Карл приехал ночью на такси, распространяя вокруг себя запахи тонких вин. Сильвия поднялась с постели, накинула халат, она хотела посидеть рядом с мужем, поделиться с ним навалившимися заботами, но уставший от возлияний муженек не пожелал вдаваться в прозу жизни; утро вечера мудренее, заявил он решительно, и пусть Сильвия не портит ему радости от утвержденного проекта.
Последствий веселого празднества хватило и на долю Сильвии. Карл то принимался храпеть, то ворочался с боку на бок, несколько раз ходил в туалет, по дороге на кухню, куда он отправился попить, свалил табуретку – в ночи это прозвучало так, будто кто-то ударил по дому огромным молотом, – и даже не подумал извиниться, хотя слышал, что жена опять из-за него не спит.
На следующее утро Сильвия и Карл вместе поехали к больной. Когда открыли дверь, Паулус чуть не сбил их с ног.

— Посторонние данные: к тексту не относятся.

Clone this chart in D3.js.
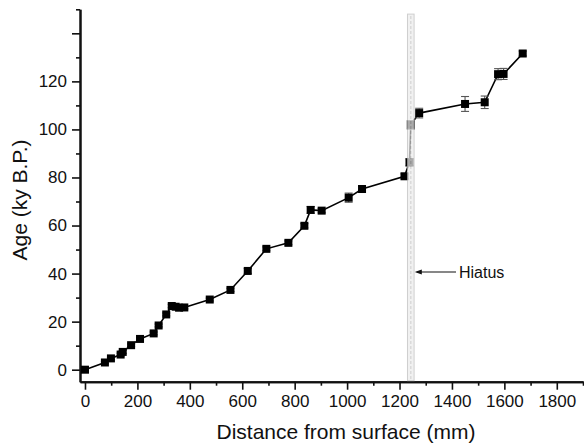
<!DOCTYPE html>
<html>
<head>
<meta charset="utf-8">
<script src="https://cdn.jsdelivr.net/npm/d3@7"></script>
<style>
  html, body { margin: 0; padding: 0; background: #fff; }
  svg { display: block; font-family: "Liberation Sans", Arial, Helvetica, sans-serif; }
</style>
</head>
<body>
<svg id="chart" width="584" height="445"></svg>
<script>
// Data
const depths = [0, 76, 99, 136, 144, 176, 210, 262, 281, 310, 331, 346, 359, 379, 476, 555, 621, 692, 776, 837, 861, 903, 1006, 1057, 1219, 1238, 1243, 1275, 1450, 1525, 1576, 1597, 1670];
const ages   = [0, 3.0, 4.7, 6.3, 7.4, 10.2, 12.8, 15.1, 18.4, 23.0, 26.5, 26.2, 25.8, 25.9, 29.2, 33.2, 41.1, 50.3, 52.8, 59.9, 66.5, 66.2, 71.6, 75.2, 80.5, 86.3, 101.9, 106.8, 110.6, 111.3, 123.0, 123.1, 131.6];
const errors = [0.5, 0.5, 0.5, 0.6, 0.6, 0.5, 0.5, 0.6, 0.6, 0.6, 0.7, 0.7, 0.6, 0.6, 0.6, 0.7, 1.0, 0.8, 0.8, 0.9, 1.4, 0.9, 1.9, 1.2, 1.0, 1.5, 1.8, 2.0, 3.1, 2.6, 2.3, 2.3, 1.0];
const xMajorTicks = [0, 200, 400, 600, 800, 1000, 1200, 1400, 1600, 1800];
const xMinorTicks = [100, 300, 500, 700, 900, 1100, 1300, 1500, 1700, 1900];
const yMajorTicks = [0, 20, 40, 60, 80, 100, 120, 140];
const yTickLabels = ["0", "20", "40", "60", "80", "100", "120", ""];
const yMinorTicks = [10, 30, 50, 70, 90, 110, 130, 150];
const hiatusDepth = 1243;
const hiatusTop = 148;
const hiatusLabel = "Hiatus";
const xTitle = "Distance from surface (mm)";
const yTitle = "Age (ky B.P.)";

const svg = d3.select("#chart");
const x = d3.scaleLinear().domain([-19, 1900]).range([80, 583]);
const y = d3.scaleLinear().domain([-5, 150]).range([381.7, 9.3]);

const data = depths.map((d, i) => ({ d, a: ages[i], e: errors[i] }));

// Axes
const xAxisMinor = d3.axisBottom(x).tickValues(xMinorTicks).tickSize(4).tickSizeOuter(0).tickFormat("");
const xAxis = d3.axisBottom(x).tickValues(xMajorTicks).tickSize(8).tickSizeOuter(0).tickPadding(5)
  .tickFormat(d3.format("d"));
const yAxisMinor = d3.axisLeft(y).tickValues(yMinorTicks).tickSize(4).tickSizeOuter(0).tickFormat("");
const yAxis = d3.axisLeft(y).tickValues(yMajorTicks).tickSize(8).tickSizeOuter(0).tickPadding(5)
  .tickFormat((v, i) => yTickLabels[i]);

const gx = svg.append("g").attr("transform", `translate(0,${y(-5)})`);
gx.append("g").call(xAxisMinor);
gx.append("g").call(xAxis);
const gy = svg.append("g").attr("transform", `translate(${x(-19)},0)`);
gy.append("g").call(yAxisMinor);
gy.append("g").call(yAxis);

svg.selectAll(".domain").attr("stroke", "#111").attr("stroke-width", 2);
svg.selectAll(".tick line").attr("stroke", "#111").attr("stroke-width", 1.6);
svg.selectAll(".tick text").attr("fill", "#111").style("font-size", "17px")
  .style("font-family", "'Liberation Sans', Arial, Helvetica, sans-serif");

// Axis titles
svg.append("text").attr("x", 346).attr("y", 438.5).attr("text-anchor", "middle")
  .style("font-size", "21px").attr("fill", "#111").text(xTitle);
svg.append("text").attr("transform", "translate(27,200) rotate(-90)").attr("text-anchor", "middle")
  .style("font-size", "21px").attr("fill", "#111").text(yTitle);

// Line
svg.append("path").datum(data)
  .attr("fill", "none").attr("stroke", "#000").attr("stroke-width", 1.6)
  .attr("d", d3.line().x(p => x(p.d)).y(p => y(p.a)));

// Error bars
const eb = svg.append("g").attr("stroke", "#555").attr("stroke-width", 1.1);
data.forEach(p => {
  const cx = x(p.d), y1 = y(p.a - p.e), y2 = y(p.a + p.e);
  eb.append("line").attr("x1", cx).attr("x2", cx).attr("y1", y1).attr("y2", y2);
  eb.append("line").attr("x1", cx - 4).attr("x2", cx + 4).attr("y1", y1).attr("y2", y1);
  eb.append("line").attr("x1", cx - 4).attr("x2", cx + 4).attr("y1", y2).attr("y2", y2);
});

// Markers
svg.append("g").selectAll("rect").data(data).join("rect")
  .attr("x", p => x(p.d) - 4).attr("y", p => y(p.a) - 4)
  .attr("width", 8).attr("height", 8).attr("fill", "#000");

// Hiatus band
const hx = x(hiatusDepth);
const band = svg.append("g").attr("opacity", 0.72);
band.append("rect").attr("x", hx - 3.3).attr("y", y(hiatusTop)).attr("width", 6.6)
  .attr("height", y(-5) - y(hiatusTop) - 1)
  .attr("fill", "#ececec").attr("stroke", "#bdbdbd").attr("stroke-width", 1);
band.append("line").attr("x1", hx).attr("x2", hx).attr("y1", y(hiatusTop) + 2).attr("y2", y(-5) - 2)
  .attr("stroke", "#c4c4c4").attr("stroke-width", 1.2).attr("stroke-dasharray", "3,2");

// Hiatus annotation
const ay = 272;
svg.append("line").attr("x1", 456).attr("x2", hx + 6).attr("y1", ay).attr("y2", ay)
  .attr("stroke", "#111").attr("stroke-width", 1.2);
svg.append("path").attr("d", `M${hx + 4},${ay} L${hx + 11},${ay - 2.5} L${hx + 11},${ay + 2.5} Z`).attr("fill", "#111");
svg.append("text").attr("x", 459).attr("y", 277.5).style("font-size", "16px").attr("fill", "#111").text(hiatusLabel);
</script>
</body>
</html>
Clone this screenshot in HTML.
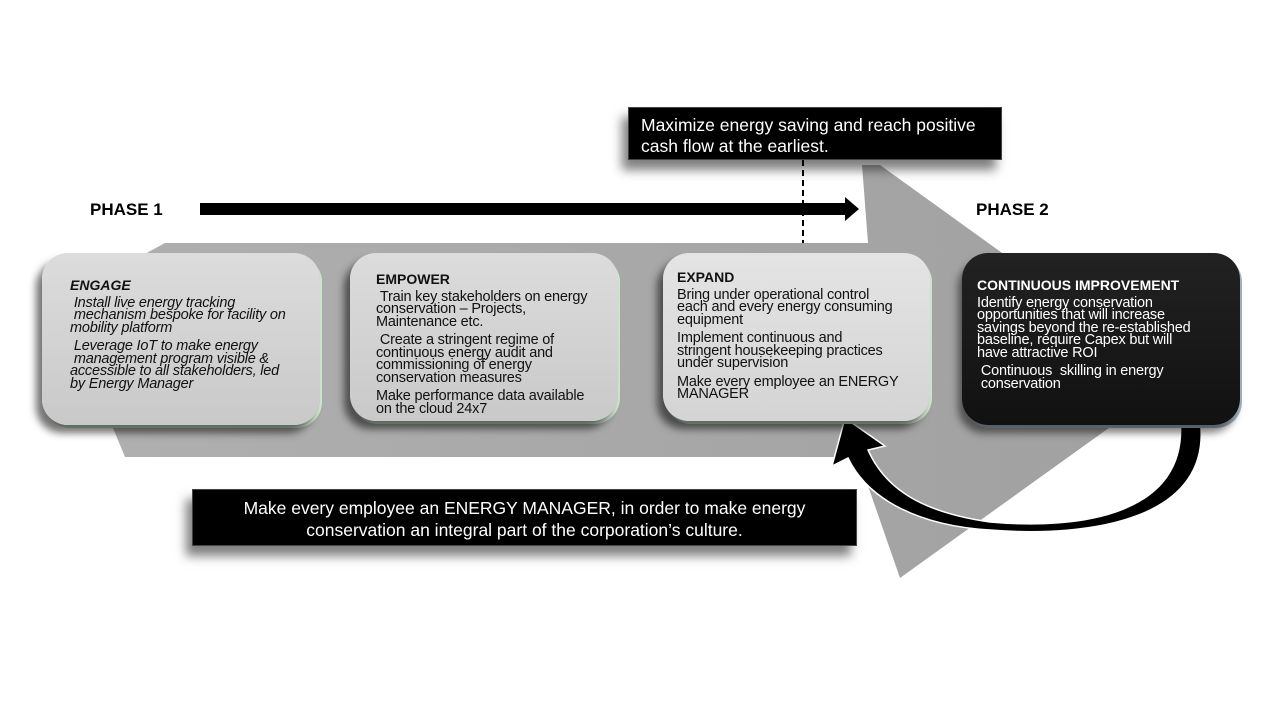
<!DOCTYPE html>
<html><head><style>
body{margin:0;width:1280px;height:720px;background:#fff;position:relative;overflow:hidden;font-family:"Liberation Sans",Arial,sans-serif}
.abs{position:absolute}
.box{position:absolute;border-radius:26px;box-sizing:border-box;font-size:14.5px;line-height:12.5px;color:#111;letter-spacing:-0.2px}
.lt{background:linear-gradient(180deg,#dcdcdc,#c9c9c9);box-shadow:-6px 8px 8px rgba(0,0,0,.55), 2px 3px 0 #cfe8cf}
.box b{display:block;font-size:14px;margin-bottom:5px;letter-spacing:0}
.box p{margin:0 0 6px 0}
.blk{position:absolute;background:#000;color:#fff;box-shadow:-6px 10px 10px rgba(0,0,0,.5);border:1px solid #444}
</style></head><body>
<svg class="abs" style="left:0;top:0" width="1280" height="720">
<defs><linearGradient id="g" x1="0" x2="1" y1="0" y2="0"><stop offset="0" stop-color="#b0b0b0"/><stop offset="1" stop-color="#a0a0a0"/></linearGradient></defs>
<polygon points="165,243 868,243 862,165 880,165 1177,379 900,578 858,457 125,457 60,300" fill="url(#g)"/>
<line x1="803" y1="160" x2="803" y2="243" stroke="#000" stroke-width="2" stroke-dasharray="6,4"/>
<rect x="200" y="203" width="645" height="12" fill="#000"/>
<polygon points="845,197 859,209 845,221" fill="#000"/>
<path d="M1180,418 C1190,515 1080,530 990,522 C920,512 885,488 868,450 L885,446 L845,418 L832,466 L848,458 C868,500 920,526 990,530 C1090,538 1215,520 1200,418 Z" fill="#000" stroke="#fff" stroke-width="1.5"/>
</svg>
<div class="abs" style="left:90px;top:200px;font-weight:bold;font-size:17px">PHASE 1</div>
<div class="abs" style="left:976px;top:200px;font-weight:bold;font-size:17px">PHASE 2</div>
<div class="blk" style="left:628px;top:107px;width:374px;height:53px;font-size:17.5px;line-height:21px;padding:7px 0 0 12px;box-sizing:border-box">Maximize energy saving and reach positive<br>cash flow at the earliest.</div>
<div class="box lt" style="left:42px;top:253px;width:278px;height:172px;padding:26px 0 0 28px;font-style:italic"><b>ENGAGE</b><p>&nbsp;Install live energy tracking<br>&nbsp;mechanism bespoke for facility on<br>mobility platform</p><p>&nbsp;Leverage IoT to make energy<br>&nbsp;management program visible &amp;<br>accessible to all stakeholders, led<br>by Energy Manager</p></div>
<div class="box lt" style="left:350px;top:253px;width:268px;height:168px;padding:20px 0 0 26px"><b>EMPOWER</b><p>&nbsp;Train key stakeholders on energy<br>conservation – Projects,<br>Maintenance etc.</p><p>&nbsp;Create a stringent regime of<br>continuous energy audit and<br>commissioning of energy<br>conservation measures</p><p>Make performance data available<br>on the cloud 24x7</p></div>
<div class="box lt" style="left:663px;top:253px;width:267px;height:168px;padding:18px 0 0 14px;background:linear-gradient(180deg,#e4e4e4,#d4d4d4)"><b>EXPAND</b><p>Bring under operational control<br>each and every energy consuming<br>equipment</p><p>Implement continuous and<br>stringent housekeeping practices<br>under supervision</p><p>Make every employee an ENERGY<br>MANAGER</p></div>
<div class="box" style="left:962px;top:253px;width:278px;height:172px;padding:26px 0 0 15px;background:linear-gradient(180deg,#222,#111);color:#fff;box-shadow:-4px 8px 8px rgba(0,0,0,.5), 2px 3px 0 #a8b8c8"><b>CONTINUOUS IMPROVEMENT</b><p>Identify energy conservation<br>opportunities that will increase<br>savings beyond the re-established<br>baseline, require Capex but will<br>have attractive ROI</p><p>&nbsp;Continuous &nbsp;skilling in energy<br>&nbsp;conservation</p></div>
<div class="blk" style="left:192px;top:489px;width:665px;height:57px;font-size:17.5px;line-height:22px;padding:7px 0 0 0;box-sizing:border-box;text-align:center">Make every employee an ENERGY MANAGER, in order to make energy<br>conservation an integral part of the corporation’s culture.</div>
</body></html>
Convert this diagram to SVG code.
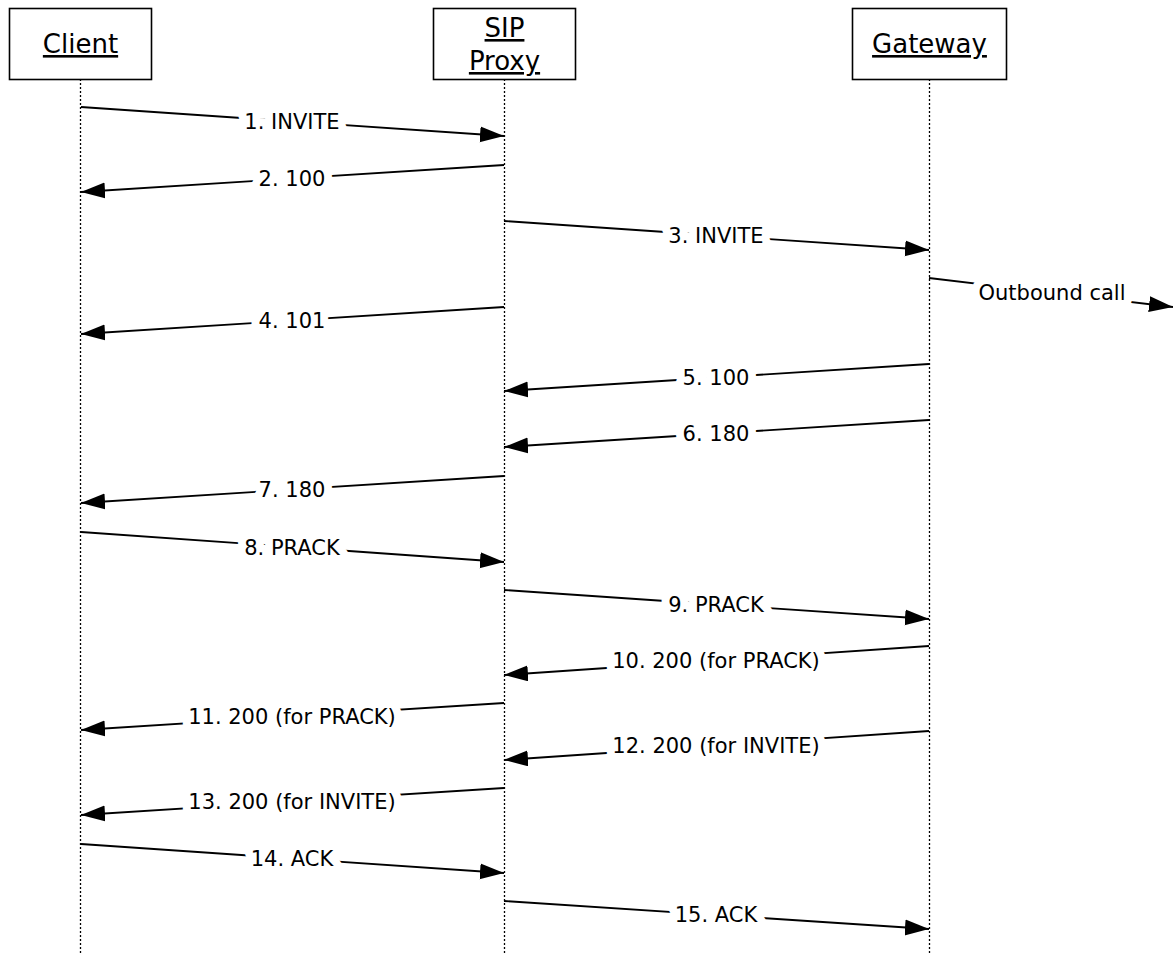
<svg xmlns="http://www.w3.org/2000/svg" width="1173" height="953" viewBox="0 0 1173 953">
<style>
.box{fill:#fff;stroke:#000;stroke-width:1.6}
.life{stroke:#000;stroke-width:1.3;stroke-dasharray:2 2;fill:none}
.hdr{font-family:"DejaVu Sans",Verdana,sans-serif;font-size:26px;text-anchor:middle;text-decoration:underline;fill:#000}
.msg{stroke:#000;stroke-width:1.8;fill:none;marker-end:url(#ah)}
.lbl{font-family:"DejaVu Sans",Verdana,sans-serif;font-size:21px;text-anchor:middle;fill:#000;stroke:#fff;stroke-width:16;stroke-linejoin:round;paint-order:stroke}
</style>
<defs>
<marker id="ah" markerUnits="userSpaceOnUse" markerWidth="26" markerHeight="18" refX="24" refY="8" orient="auto">
<path d="M0,0 L24,8 L0,16 Z" fill="#000"/>
</marker>
</defs>
<rect width="1173" height="953" fill="#fff"/>
<g id="client">
<line class="life" x1="80.5" y1="79" x2="80.5" y2="953"/>
<rect class="box" x="9.5" y="8.5" width="142" height="71"/>
<text class="hdr" x="80.5" y="53">Client</text>
</g>
<g id="sip-proxy">
<line class="life" x1="504.5" y1="79" x2="504.5" y2="953"/>
<rect class="box" x="433.5" y="8.5" width="142" height="71"/>
<text class="hdr" x="504.5" y="37">SIP</text>
<text class="hdr" x="504.5" y="70">Proxy</text>
</g>
<g id="gateway">
<line class="life" x1="929.5" y1="79" x2="929.5" y2="953"/>
<rect class="box" x="852.5" y="8.5" width="154" height="71"/>
<text class="hdr" x="929.5" y="53">Gateway</text>
</g>
<g id="connectors">
<line class="msg" x1="81" y1="107" x2="504" y2="136"/>
<text class="lbl" x="292" y="129">1. INVITE</text>
<line class="msg" x1="504" y1="165" x2="81" y2="192"/>
<text class="lbl" x="292" y="186">2. 100</text>
<line class="msg" x1="504" y1="221" x2="929" y2="250"/>
<text class="lbl" x="716" y="243">3. INVITE</text>
<line class="msg" x1="929" y1="278" x2="1173" y2="307"/>
<text class="lbl" x="1052" y="300">Outbound call</text>
<line class="msg" x1="504" y1="307" x2="81" y2="334"/>
<text class="lbl" x="292" y="328">4. 101</text>
<line class="msg" x1="929" y1="364" x2="504" y2="391"/>
<text class="lbl" x="716" y="385">5. 100</text>
<line class="msg" x1="929" y1="420" x2="504" y2="447"/>
<text class="lbl" x="716" y="441">6. 180</text>
<line class="msg" x1="504" y1="476" x2="81" y2="503"/>
<text class="lbl" x="292" y="497">7. 180</text>
<line class="msg" x1="81" y1="532" x2="504" y2="562"/>
<text class="lbl" x="292" y="555">8. PRACK</text>
<line class="msg" x1="504" y1="590" x2="929" y2="619"/>
<text class="lbl" x="716" y="612">9. PRACK</text>
<line class="msg" x1="929" y1="646" x2="504" y2="675"/>
<text class="lbl" x="716" y="668">10. 200 (for PRACK)</text>
<line class="msg" x1="504" y1="703" x2="81" y2="730"/>
<text class="lbl" x="292" y="724">11. 200 (for PRACK)</text>
<line class="msg" x1="929" y1="731" x2="504" y2="760"/>
<text class="lbl" x="716" y="753">12. 200 (for INVITE)</text>
<line class="msg" x1="504" y1="788" x2="81" y2="815"/>
<text class="lbl" x="292" y="809">13. 200 (for INVITE)</text>
<line class="msg" x1="81" y1="844" x2="504" y2="873"/>
<text class="lbl" x="292" y="866">14. ACK</text>
<line class="msg" x1="504" y1="901" x2="929" y2="929"/>
<text class="lbl" x="716" y="922">15. ACK</text>
</g>
</svg>
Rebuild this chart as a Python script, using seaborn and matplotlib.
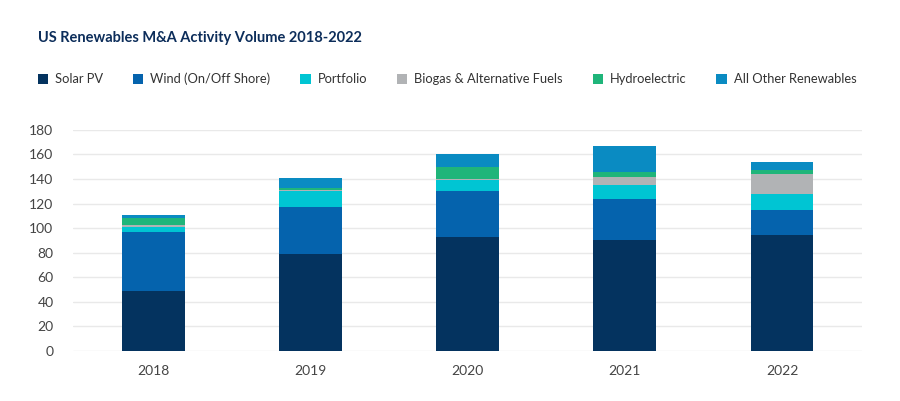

Пожалуй, если бы ему не было так невтерпеж, он наказал бы бессердечных попечителей, вцепившись им острыми клыками в ногу или в руку. Ванда Курман лежала на кровати в испражнениях. Напрасной оказалась теплившаяся у Сильвии надежда, что к утру она поднимется. Бессмысленный взгляд, неподвижная рука и перекошенный рот свидетельствовали о том, что болезнь усугубляется. Молча, помрачневшие, они вдвоем отмыли ее, покормили с ложки, поставили в углу кухни миску для Паулуса, который уже нетерпеливо скребся в дверь, безмолвно смотрели на жадно евшую собаку, подбиравшую с пола языком упавшие через край миски кусочки; силой, при помощи половой щетки, вытолкали возбужденного пса из кухни, закрыли дверь, совсем сникнув, опустились на стулья у маленького кухонного стола и, словно заранее договорившись, отодвинули от себя приготовленные Сильвией кофейные чашечки. Ни глотка не могли бы они сейчас проглотить. Разумного выхода из создавшегося положения пока не было ни у нее, ни у него.
После визита врача они снова уселись на кухне за столом.
Сильвия не в силах была вынести гнетущее молчание и, хотя ее слова не могли донестись до ушей свекрови, стала шепотом говорить о госпитализации.
Карл смотрел мимо нее, наверно, ему трудно было смотреть в глаза такому безжалостному и расчетливому человеку. Когда она наконец поймала его взгляд, то увидела, что он оскорблен до глубины души.
Слова Карла обсуждению не подлежали. Конечно же он был со всех сторон непоколебимо прав: мать! Благодарность, человечность, ласковая забота – вот, пожалуй, единственное лекарство, способное облегчить ее страдания. Паулус? Паулуса надо взять с собой. Ванда Курман очень привязана к собаке – нужно сделать все возможное, чтобы она не почувствовала себя в чем-то обделенной.
Собственное великодушие подействовало на Карла возбуждающе, теперь кофе был ему очень даже по вкусу, в этот горестный миг на кухне Ванды Курман он изливал свои сыновьи чувства словно бы перед большой аудиторией: голос его становился все громче, наверно, надеялся, что мать его услышит. Прикованная к кровати Ванда Курман не могла говорить, но значило ли это, что она потеряла способность воспринимать происходящее вокруг? Карл пообещал пригласить лучших врачей, всегда остается надежда на выздоровление.
Сильвия совсем сникла, ее мысли невольно сосредоточились на бытовой стороне вопроса. Надо будет дождаться врачей, заказать машину для перевозки больной, потом грузовик, а предварительно упаковать необходимые вещи – куда только девать все эти пожитки? При одной только мысли о том, сколько нужно будет упаковать и перетаскать, у нее заныли плечи и руки.